*Material supplied:*
————

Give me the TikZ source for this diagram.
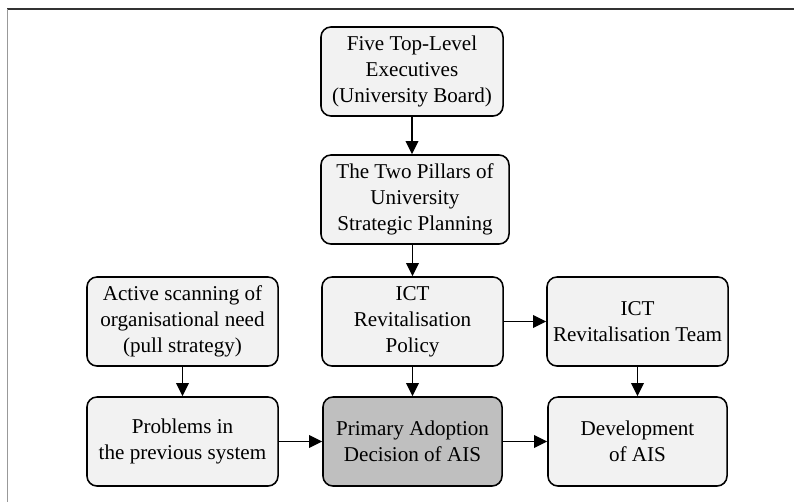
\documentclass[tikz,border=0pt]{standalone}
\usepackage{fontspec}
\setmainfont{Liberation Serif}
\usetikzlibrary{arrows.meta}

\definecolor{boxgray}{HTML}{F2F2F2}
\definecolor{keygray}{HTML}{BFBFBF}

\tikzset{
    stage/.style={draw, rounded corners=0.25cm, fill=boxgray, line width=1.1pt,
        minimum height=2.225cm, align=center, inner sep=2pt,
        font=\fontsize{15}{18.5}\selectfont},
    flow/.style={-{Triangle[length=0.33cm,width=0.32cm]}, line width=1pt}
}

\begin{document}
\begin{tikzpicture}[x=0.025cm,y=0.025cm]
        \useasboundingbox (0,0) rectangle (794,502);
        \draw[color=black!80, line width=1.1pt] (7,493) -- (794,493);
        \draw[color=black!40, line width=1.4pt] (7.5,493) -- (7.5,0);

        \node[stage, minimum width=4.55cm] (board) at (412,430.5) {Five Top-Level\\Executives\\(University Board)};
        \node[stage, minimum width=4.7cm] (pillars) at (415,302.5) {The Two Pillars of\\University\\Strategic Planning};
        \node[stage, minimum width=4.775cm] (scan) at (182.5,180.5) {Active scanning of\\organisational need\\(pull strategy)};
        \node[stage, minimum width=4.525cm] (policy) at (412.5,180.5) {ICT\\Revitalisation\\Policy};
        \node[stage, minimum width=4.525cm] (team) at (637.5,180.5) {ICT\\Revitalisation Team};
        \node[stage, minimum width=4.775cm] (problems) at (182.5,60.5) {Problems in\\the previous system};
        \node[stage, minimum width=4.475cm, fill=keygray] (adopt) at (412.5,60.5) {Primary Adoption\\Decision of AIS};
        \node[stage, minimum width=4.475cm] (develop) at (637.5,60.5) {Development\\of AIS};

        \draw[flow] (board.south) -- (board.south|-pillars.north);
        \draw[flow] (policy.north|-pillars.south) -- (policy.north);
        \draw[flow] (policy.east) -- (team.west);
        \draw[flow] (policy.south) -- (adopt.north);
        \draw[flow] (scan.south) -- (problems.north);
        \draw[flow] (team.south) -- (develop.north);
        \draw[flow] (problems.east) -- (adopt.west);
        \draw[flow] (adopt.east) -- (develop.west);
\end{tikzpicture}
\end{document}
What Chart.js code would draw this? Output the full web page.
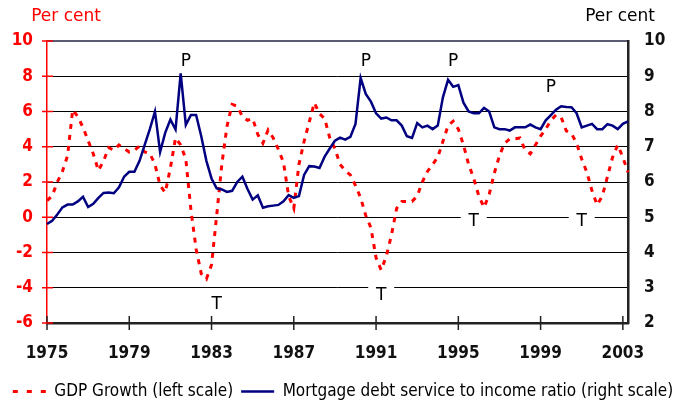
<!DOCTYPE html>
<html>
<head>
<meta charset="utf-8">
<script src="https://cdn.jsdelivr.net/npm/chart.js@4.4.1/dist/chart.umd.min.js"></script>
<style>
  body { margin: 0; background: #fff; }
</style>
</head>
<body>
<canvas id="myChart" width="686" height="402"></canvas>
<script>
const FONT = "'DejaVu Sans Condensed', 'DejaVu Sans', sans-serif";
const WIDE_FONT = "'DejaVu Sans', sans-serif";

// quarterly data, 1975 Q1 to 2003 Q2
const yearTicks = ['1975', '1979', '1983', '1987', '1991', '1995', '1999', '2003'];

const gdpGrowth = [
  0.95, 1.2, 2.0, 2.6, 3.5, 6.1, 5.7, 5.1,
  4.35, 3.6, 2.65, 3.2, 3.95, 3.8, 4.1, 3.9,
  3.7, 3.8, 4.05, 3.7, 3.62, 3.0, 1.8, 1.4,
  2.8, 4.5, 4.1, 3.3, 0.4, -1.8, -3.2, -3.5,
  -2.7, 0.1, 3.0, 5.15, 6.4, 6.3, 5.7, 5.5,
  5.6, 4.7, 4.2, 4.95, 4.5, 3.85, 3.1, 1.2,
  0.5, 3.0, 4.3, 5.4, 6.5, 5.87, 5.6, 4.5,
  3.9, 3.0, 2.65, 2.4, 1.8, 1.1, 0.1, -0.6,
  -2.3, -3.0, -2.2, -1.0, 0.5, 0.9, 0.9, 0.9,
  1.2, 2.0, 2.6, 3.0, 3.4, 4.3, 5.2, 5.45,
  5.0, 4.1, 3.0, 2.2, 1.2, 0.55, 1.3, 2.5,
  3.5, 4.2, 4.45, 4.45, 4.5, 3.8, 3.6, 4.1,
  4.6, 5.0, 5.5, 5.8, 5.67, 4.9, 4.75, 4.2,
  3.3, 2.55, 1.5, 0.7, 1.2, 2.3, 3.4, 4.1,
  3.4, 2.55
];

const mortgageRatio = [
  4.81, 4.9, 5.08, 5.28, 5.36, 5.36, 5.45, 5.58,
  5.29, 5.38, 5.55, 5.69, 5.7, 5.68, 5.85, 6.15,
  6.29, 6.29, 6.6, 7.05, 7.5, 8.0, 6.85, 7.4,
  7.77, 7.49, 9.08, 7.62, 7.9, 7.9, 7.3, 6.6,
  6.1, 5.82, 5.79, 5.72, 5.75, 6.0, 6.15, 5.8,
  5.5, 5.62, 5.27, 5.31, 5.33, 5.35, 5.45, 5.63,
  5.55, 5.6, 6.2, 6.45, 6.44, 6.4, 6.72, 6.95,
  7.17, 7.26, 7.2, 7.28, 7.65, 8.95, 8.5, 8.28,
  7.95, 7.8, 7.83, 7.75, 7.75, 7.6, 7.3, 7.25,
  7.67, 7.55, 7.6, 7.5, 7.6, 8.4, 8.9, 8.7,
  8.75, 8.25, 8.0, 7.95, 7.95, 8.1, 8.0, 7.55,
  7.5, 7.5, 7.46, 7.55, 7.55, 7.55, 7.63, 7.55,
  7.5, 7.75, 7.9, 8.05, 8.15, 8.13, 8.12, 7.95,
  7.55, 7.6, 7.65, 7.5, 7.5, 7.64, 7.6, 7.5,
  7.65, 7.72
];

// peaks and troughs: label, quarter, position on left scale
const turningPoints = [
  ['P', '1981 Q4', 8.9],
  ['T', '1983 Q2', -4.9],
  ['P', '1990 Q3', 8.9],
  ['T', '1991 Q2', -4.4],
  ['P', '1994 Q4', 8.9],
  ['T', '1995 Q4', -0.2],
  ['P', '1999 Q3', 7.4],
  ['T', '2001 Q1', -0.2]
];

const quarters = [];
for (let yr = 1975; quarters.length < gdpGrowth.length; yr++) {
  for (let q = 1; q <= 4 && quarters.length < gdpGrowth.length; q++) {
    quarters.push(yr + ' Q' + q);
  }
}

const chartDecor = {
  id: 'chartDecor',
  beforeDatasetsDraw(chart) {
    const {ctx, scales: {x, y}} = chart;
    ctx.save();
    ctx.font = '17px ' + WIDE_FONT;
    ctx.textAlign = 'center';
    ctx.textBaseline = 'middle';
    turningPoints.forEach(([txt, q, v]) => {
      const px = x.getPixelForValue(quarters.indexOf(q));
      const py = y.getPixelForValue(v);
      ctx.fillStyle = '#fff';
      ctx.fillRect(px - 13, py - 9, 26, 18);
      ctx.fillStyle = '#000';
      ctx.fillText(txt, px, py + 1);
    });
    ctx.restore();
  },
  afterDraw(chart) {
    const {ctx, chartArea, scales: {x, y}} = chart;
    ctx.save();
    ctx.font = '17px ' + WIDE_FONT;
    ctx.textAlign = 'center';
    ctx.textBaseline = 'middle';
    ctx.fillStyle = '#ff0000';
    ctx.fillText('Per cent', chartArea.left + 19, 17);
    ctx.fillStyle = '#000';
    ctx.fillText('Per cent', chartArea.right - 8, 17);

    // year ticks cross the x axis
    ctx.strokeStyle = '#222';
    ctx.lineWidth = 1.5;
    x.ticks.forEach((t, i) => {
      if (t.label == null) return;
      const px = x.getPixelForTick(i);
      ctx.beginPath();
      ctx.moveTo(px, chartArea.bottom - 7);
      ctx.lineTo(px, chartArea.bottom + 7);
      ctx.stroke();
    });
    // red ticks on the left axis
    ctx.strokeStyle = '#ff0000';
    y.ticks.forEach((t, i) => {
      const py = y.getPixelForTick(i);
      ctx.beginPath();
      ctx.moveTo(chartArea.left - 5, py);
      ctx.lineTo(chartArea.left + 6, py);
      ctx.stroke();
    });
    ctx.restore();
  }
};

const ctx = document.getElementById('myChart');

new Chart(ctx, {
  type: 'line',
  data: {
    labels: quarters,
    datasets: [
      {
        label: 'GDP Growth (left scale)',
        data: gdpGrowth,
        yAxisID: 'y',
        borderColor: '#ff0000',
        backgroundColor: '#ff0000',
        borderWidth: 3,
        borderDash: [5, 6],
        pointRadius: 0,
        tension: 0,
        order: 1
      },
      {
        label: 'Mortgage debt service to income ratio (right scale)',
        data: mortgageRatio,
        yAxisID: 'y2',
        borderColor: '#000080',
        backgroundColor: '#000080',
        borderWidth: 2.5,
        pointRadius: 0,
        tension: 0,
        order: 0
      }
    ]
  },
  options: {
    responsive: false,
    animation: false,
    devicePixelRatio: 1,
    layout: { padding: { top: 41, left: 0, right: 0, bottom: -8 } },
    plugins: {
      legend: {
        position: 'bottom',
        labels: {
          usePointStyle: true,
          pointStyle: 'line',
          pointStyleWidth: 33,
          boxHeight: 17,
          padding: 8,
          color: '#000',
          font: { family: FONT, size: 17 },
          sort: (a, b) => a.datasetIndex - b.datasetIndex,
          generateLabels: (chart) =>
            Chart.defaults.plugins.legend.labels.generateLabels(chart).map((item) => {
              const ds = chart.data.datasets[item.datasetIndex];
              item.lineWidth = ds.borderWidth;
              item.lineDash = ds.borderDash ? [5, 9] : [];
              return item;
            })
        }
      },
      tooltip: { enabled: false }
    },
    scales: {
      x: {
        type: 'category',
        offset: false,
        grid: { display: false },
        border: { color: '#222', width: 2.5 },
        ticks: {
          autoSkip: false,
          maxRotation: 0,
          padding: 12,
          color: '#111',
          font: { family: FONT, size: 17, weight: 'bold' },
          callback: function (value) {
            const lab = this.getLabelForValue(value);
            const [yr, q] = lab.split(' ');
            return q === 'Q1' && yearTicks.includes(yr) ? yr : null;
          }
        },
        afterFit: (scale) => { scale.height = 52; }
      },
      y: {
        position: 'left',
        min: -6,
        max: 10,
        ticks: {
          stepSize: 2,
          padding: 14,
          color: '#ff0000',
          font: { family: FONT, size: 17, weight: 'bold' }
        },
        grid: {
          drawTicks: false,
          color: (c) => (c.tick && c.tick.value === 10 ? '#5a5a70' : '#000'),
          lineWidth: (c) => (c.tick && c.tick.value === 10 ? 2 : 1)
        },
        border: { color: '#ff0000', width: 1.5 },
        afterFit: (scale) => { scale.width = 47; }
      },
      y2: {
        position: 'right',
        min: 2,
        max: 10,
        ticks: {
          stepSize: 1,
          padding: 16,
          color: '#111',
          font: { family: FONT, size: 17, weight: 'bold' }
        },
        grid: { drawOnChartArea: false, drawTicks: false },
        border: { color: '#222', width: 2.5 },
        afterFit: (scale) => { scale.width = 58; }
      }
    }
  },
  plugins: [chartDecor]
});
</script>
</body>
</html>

————

*Request:* Search the records above for the string "this". Copy every line that contains it.

*Task result:*
Give me the TikZ source for this diagram.
What Chart.js code would draw this? Output the full web page.
            const lab = this.getLabelForValue(value);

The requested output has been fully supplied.